Eddie Scarry of the Federalist assesses multiple legacy media outlets’ over-the-top reactions to the former president’s colorful choice of words.

Sometimes, a cigar is just a cigar. But if it involves Donald Trump, the news media for various reasons insist it’s definitely a penis.

We’re in the middle of another round of gravely serious media analysis about what Trump meant when he said something in public, this time that there would be a “bloodbath” if he didn’t win the election. Anyone who saw the remarks at a campaign rally Saturday in Ohio knew Trump was talking about the economic fallout of a second Biden term.
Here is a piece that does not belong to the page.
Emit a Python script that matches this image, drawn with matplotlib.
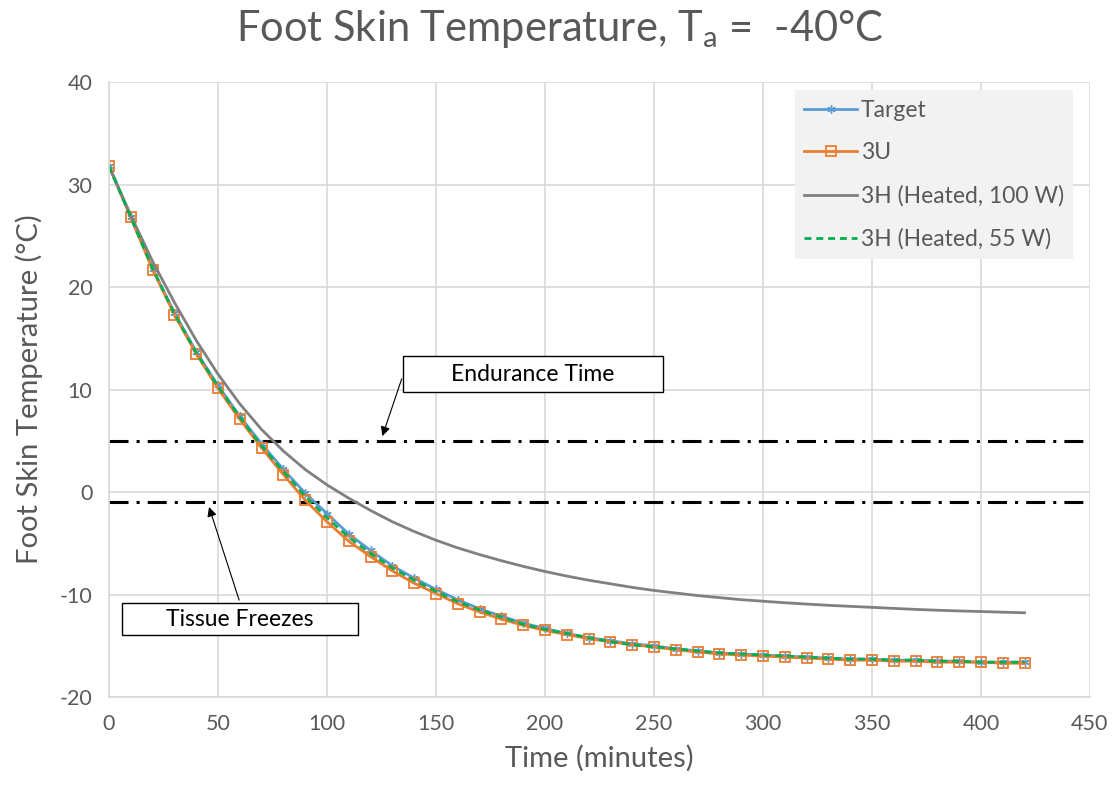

But Washington journalists and commentators, equal parts lazy and dishonest, have spent the days since attributing every other hysterical meaning they can dream up.

The unintentionally funniest was NBC News’s “presidential historian” Michael Beschloss, who with great originality drew a direct link between Trump and the Holocaust.

“When he uses the word ‘bloodbath,’ yes, it was in the context of an automobile industry speech,” he said Monday on MSNBC’s “Morning. Joe.” “But he knew exactly what he was saying.”

Beschloss went on to say that what Trump meant was the opposite of what he actually said: “A major-party candidate is saying, ‘You elect me, there’s going to be dictatorship, bloodbath, violence, retribution against my political enemies’ that equals what we saw in Germany and Italy and other places.”

So, by Trump saying, “Now, if I don’t get elected, it’s gonna be a bloodbath,” what he really meant was that if he does get elected, there will be violence. Fascinating. (By “fascinating,” I do mean Beschloss is a deceitful dope.)

This is a plot corporate media have been pushing for nearly a decade: that everything Trump says comes with innuendo and it’s always, always, always nefarious.